As of this moment, self-confidence is not a ‘tested category’, but every parent and educator will agree that a child with a strong sense of self will outscore a child with a low sense of self. Every time, in every subject.
Teaching your child that they can outline and execute a plan for a trip, encounter new sights, languages, and people, read a map, use foreign money, eat weird new food and thrive – is a lifelong set of skills that improve self-confidence.
Teach your child to be brave and figure out how the sink works and the toilet flushes! Embrace what is new and different. My kids love seeing how things work differently than at home.
Strong, self-confident people score higher, run faster, and leap tall buildings….well, you get the picture.
6) Travel improves reading skills without reading worksheets.
Travel improves reading skills by putting them into real-world situations. Worksheets and workbooks are OLD school and do not in any way prepare kids for the real future. Everything is changing and evolving.
Reading is valuable in real world situations like reading your train ticket, figure out your bus schedule, read the menu, learn the hours of the amusement park you want to visit.
Is reading really that important? In a word: YES.
My travel guides, written for elementary school readers have fictional text (Mythology) and non-fiction text (like Roman/Greek myths, tongue twisters, and jokes) which make reading something the child WANTS to do. Practice reading while making your trip more interesting for the whole group! Go here for travel guides just for kids. No boring reading worksheets necessary.
Reading skills are valuable and not only increase test scores but increase all things good!
Be sure to read about your destination before you go. Choose a country from the menu at the top of the page and look for a reading list!
Take this list and persuade the powers that be: travel is educational! Traveling opens your eyes, changes your thinking, and shows you the world is a very, very big place. It is all good – test or no test. So enjoy! Read! Learn! Experience! Then, the test will take care of itself.

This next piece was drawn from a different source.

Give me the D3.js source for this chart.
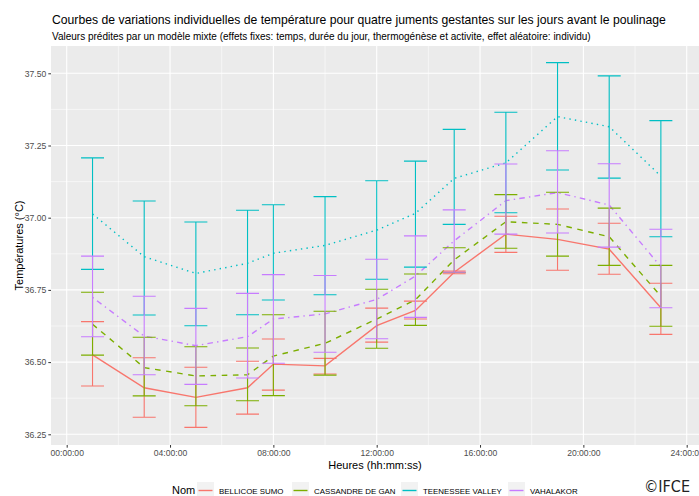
<!DOCTYPE html>
<html>
<head>
<meta charset="utf-8">
<script src="https://cdn.jsdelivr.net/npm/d3@7"></script>
<style>
  body { margin: 0; background: #fff; }
  svg { font-family: "Liberation Sans", Arial, sans-serif; }
</style>
</head>
<body>
<div id="vis"></div>
<script>
// Constants for the chart
const FRAME_WIDTH = 699;
const FRAME_HEIGHT = 496;
const PANEL = {left: 51, right: 699, top: 46, bottom: 445};

// data (hours after midnight)
const HOURS = [1, 3, 5, 7, 8, 10, 12, 13.5, 15, 17, 19, 21, 23];
const NAMES = ["BELLICOE SUMO", "CASSANDRE DE GAN", "TEENESSEE VALLEY", "VAHALAKOR"];
const COLORS = ["#F8766D", "#7CAE00", "#00BFC4", "#C77CFF"];
const DASHES = [null, "5.6,5.6", "1.4,4.2", "1.4,4.2,5.6,4.2"];

const BELLICOE_FIT  = [36.525, 36.411, 36.378, 36.411, 36.493, 36.487, 36.626, 36.679, 36.811, 36.943, 36.925, 36.891, 36.688];
const BELLICOE_LOW  = [36.417, 36.309, 36.274, 36.320, 36.403, 36.459, 36.569, 36.649, 36.806, 36.880, 36.818, 36.804, 36.596];
const BELLICOE_HIGH = [36.640, 36.515, 36.482, 36.503, 36.580, 36.513, 36.687, 36.711, 36.815, 37.005, 37.030, 36.981, 36.773];

const CASSANDRE_FIT  = [36.631, 36.481, 36.452, 36.456, 36.521, 36.565, 36.649, 36.716, 36.854, 36.986, 36.977, 36.934, 36.728];
const CASSANDRE_LOW  = [36.524, 36.383, 36.349, 36.366, 36.384, 36.455, 36.548, 36.627, 36.810, 36.894, 36.867, 36.835, 36.624];
const CASSANDRE_HIGH = [36.742, 36.586, 36.553, 36.549, 36.664, 36.676, 36.752, 36.805, 36.896, 37.080, 37.088, 37.033, 36.835];

const TEENESSEE_FIT  = [37.013, 36.865, 36.807, 36.842, 36.877, 36.904, 36.957, 37.015, 37.136, 37.190, 37.350, 37.315, 37.144];
const TEENESSEE_LOW  = [36.821, 36.663, 36.626, 36.664, 36.715, 36.733, 36.787, 36.829, 36.977, 37.017, 37.165, 37.137, 36.934];
const TEENESSEE_HIGH = [37.207, 37.058, 36.985, 37.026, 37.045, 37.073, 37.128, 37.196, 37.306, 37.365, 37.537, 37.491, 37.336];

const VAHALAKOR_FIT  = [36.724, 36.590, 36.557, 36.588, 36.649, 36.667, 36.717, 36.798, 36.920, 37.059, 37.087, 37.044, 36.830];
const VAHALAKOR_LOW  = [36.588, 36.456, 36.423, 36.445, 36.496, 36.534, 36.581, 36.655, 36.811, 36.943, 36.947, 36.898, 36.688];
const VAHALAKOR_HIGH = [36.867, 36.728, 36.686, 36.738, 36.803, 36.800, 36.856, 36.937, 37.027, 37.186, 37.232, 37.187, 36.960];

const X_TICKS = [0, 4, 8, 12, 16, 20, 24];
const X_LABELS = ["00:00:00", "04:00:00", "08:00:00", "12:00:00", "16:00:00", "20:00:00", "24:00:00"];
const Y_TICKS = [36.25, 36.50, 36.75, 37.00, 37.25, 37.50];

// build one table per mare
const FITS = [BELLICOE_FIT, CASSANDRE_FIT, TEENESSEE_FIT, VAHALAKOR_FIT];
const LOWS = [BELLICOE_LOW, CASSANDRE_LOW, TEENESSEE_LOW, VAHALAKOR_LOW];
const HIGHS = [BELLICOE_HIGH, CASSANDRE_HIGH, TEENESSEE_HIGH, VAHALAKOR_HIGH];
const SERIES = NAMES.map((name, i) => ({
    name: name,
    color: COLORS[i],
    dash: DASHES[i],
    points: HOURS.map((h, j) => ({h: h, fit: FITS[i][j], low: LOWS[i][j], high: HIGHS[i][j]}))
}));

const FRAME = d3.select("#vis")
    .append("svg")
    .attr("width", FRAME_WIDTH)
    .attr("height", FRAME_HEIGHT);

const X_SCALE = d3.scaleLinear().domain([0, 24]).range([66.7, 686.7]);
const Y_SCALE = d3.scaleLinear().domain([36.25, 37.5]).range([434.3, 73.3]);

// panel background
FRAME.append("rect")
    .attr("x", PANEL.left).attr("y", PANEL.top)
    .attr("width", PANEL.right - PANEL.left)
    .attr("height", PANEL.bottom - PANEL.top)
    .attr("fill", "#EBEBEB");

// minor grid
const Y_MINOR = Y_TICKS.slice(0, -1).map(v => v + 0.125);
const X_MINOR = X_TICKS.slice(0, -1).map(v => v + 2);
FRAME.selectAll("ymin").data(Y_MINOR).enter().append("line")
    .attr("x1", PANEL.left).attr("x2", PANEL.right)
    .attr("y1", d => Y_SCALE(d)).attr("y2", d => Y_SCALE(d))
    .attr("stroke", "#fff").attr("stroke-width", 0.55);
FRAME.selectAll("xmin").data(X_MINOR).enter().append("line")
    .attr("y1", PANEL.top).attr("y2", PANEL.bottom)
    .attr("x1", d => X_SCALE(d)).attr("x2", d => X_SCALE(d))
    .attr("stroke", "#fff").attr("stroke-width", 0.55);

// major grid
FRAME.selectAll("ymaj").data(Y_TICKS).enter().append("line")
    .attr("x1", PANEL.left).attr("x2", PANEL.right)
    .attr("y1", d => Y_SCALE(d)).attr("y2", d => Y_SCALE(d))
    .attr("stroke", "#fff").attr("stroke-width", 1.1);
FRAME.selectAll("xmaj").data(X_TICKS).enter().append("line")
    .attr("y1", PANEL.top).attr("y2", PANEL.bottom)
    .attr("x1", d => X_SCALE(d)).attr("x2", d => X_SCALE(d))
    .attr("stroke", "#fff").attr("stroke-width", 1.1);

// lines
const LINE = d3.line().x(d => X_SCALE(d.h)).y(d => Y_SCALE(d.fit));
SERIES.forEach(s => {
    FRAME.append("path")
        .datum(s.points)
        .attr("d", LINE)
        .attr("fill", "none")
        .attr("stroke", s.color)
        .attr("stroke-width", 1.4)
        .attr("stroke-dasharray", s.dash);
});

// error bars
const HALF = 11.5;
SERIES.forEach(s => {
    const g = FRAME.append("g").attr("stroke", s.color).attr("stroke-width", 1.1).attr("fill", "none");
    g.selectAll("path").data(s.points).enter().append("path")
        .attr("d", d => {
            const x = X_SCALE(d.h), y1 = Y_SCALE(d.high), y2 = Y_SCALE(d.low);
            return "M" + (x - HALF) + "," + y1 + "H" + (x + HALF) +
                   "M" + x + "," + y1 + "V" + y2 +
                   "M" + (x - HALF) + "," + y2 + "H" + (x + HALF);
        });
});

// axes
const xAxis = FRAME.append("g")
    .attr("transform", "translate(0," + PANEL.bottom + ")")
    .call(d3.axisBottom(X_SCALE).tickValues(X_TICKS).tickSize(2.7).tickPadding(2)
        .tickFormat((d, i) => X_LABELS[i]));
const yAxis = FRAME.append("g")
    .attr("transform", "translate(" + PANEL.left + ",0)")
    .call(d3.axisLeft(Y_SCALE).tickValues(Y_TICKS).tickSize(2.7).tickPadding(2)
        .tickFormat(d3.format(".2f")));
[xAxis, yAxis].forEach(a => {
    a.select(".domain").remove();
    a.selectAll(".tick line").attr("stroke", "#333333").attr("stroke-width", 1);
    a.selectAll(".tick text").attr("fill", "#4D4D4D").attr("font-size", "8.6px")
        .attr("font-family", "Liberation Sans, Arial, sans-serif");
});

// titles
FRAME.append("text").attr("x", 52).attr("y", 24)
    .attr("font-size", "12.2px").attr("fill", "#000")
    .text("Courbes de variations individuelles de température pour quatre juments gestantes sur les jours avant le poulinage");
FRAME.append("text").attr("x", 52).attr("y", 40)
    .attr("font-size", "10px").attr("fill", "#000")
    .text("Valeurs prédites par un modèle mixte (effets fixes: temps, durée du jour, thermogénèse et activite, effet aléatoire: individu)");
FRAME.append("text").attr("x", (PANEL.left + PANEL.right) / 2).attr("y", 469)
    .attr("text-anchor", "middle").attr("font-size", "11px")
    .text("Heures (hh:mm:ss)");
FRAME.append("text")
    .attr("transform", "translate(23," + ((PANEL.top + PANEL.bottom) / 2) + ") rotate(-90)")
    .attr("text-anchor", "middle").attr("font-size", "11px")
    .text("Températures (°C)");

// legend
const LEGEND = FRAME.append("g").attr("transform", "translate(0,490)");
LEGEND.append("text").attr("x", 172).attr("y", 4).attr("font-size", "11px").text("Nom");
const KEY_X = [197, 292, 401, 508];
SERIES.forEach((s, i) => {
    LEGEND.append("rect").attr("x", KEY_X[i]).attr("y", -8).attr("width", 17).attr("height", 17)
        .attr("fill", "#F2F2F2");
    LEGEND.append("line").attr("x1", KEY_X[i] + 1.5).attr("x2", KEY_X[i] + 15.5)
        .attr("y1", 0.5).attr("y2", 0.5)
        .attr("stroke", s.color).attr("stroke-width", 1.4);
    LEGEND.append("text").attr("x", KEY_X[i] + 22).attr("y", 3.5)
        .attr("font-size", "7.9px").text(s.name);
});

// copyright mark
FRAME.append("text").attr("x", 690).attr("y", 492).attr("text-anchor", "end")
    .attr("font-size", "16px").attr("fill", "#222")
    .attr("font-family", "DejaVu Sans Condensed, Liberation Sans Narrow, sans-serif")
    .text("©IFCE");
</script>
</body>
</html>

Happy and educational travels!
Natalie, The Educational Tourist
So true!! As a teacher and parent I vote for travel with kids. They learn everything you describe without realizing it:)
Thanks for the vote of confidence! 🙂 I appreciate your comment.
I think travelling is one of the best ways to learn, even as an adult! I didn’t travel much as a child, but the trips that we did take I still remember and I learned a lot from. When we have children I want to start travelling with them from a young age
So glad to hear you talk about remembering the trips you took as a child. I think many people fear that the kids won’t remember so they shouldn’t make a point of taking them. It is an interesting thought, too, since most would agree that kids learn every single day – even tiny ones as every single thing in the whole world is new! Thanks for stopping by!
I agree with all of these. It makes history so much more real when you see it in person rather than just reading out it.
And so much more fun! Thanks for stopping by!
I think you learn a huge amount by travelling. It helps to build empathy and understanding of different cultures/races too. We see people doing similar things in a different setting and suddenly we are brought closer. It breaks down stereotypes and helps build knowledge about a range of subjects as you have detailed. Great points and I completely agree
Beautifully put! Thanks for stopping by!
So true!!! The best part… the kids are having so much fun at the same time:) Thanks for this piece:) Happy Travels!!!
An excellent point! Thanks for your comment!
Love, love, love this post! My wife and I are both educators and found this to be re-affirming.
Every one should be travelling. Travelling the world gives you a broad mindset. No doubt about it.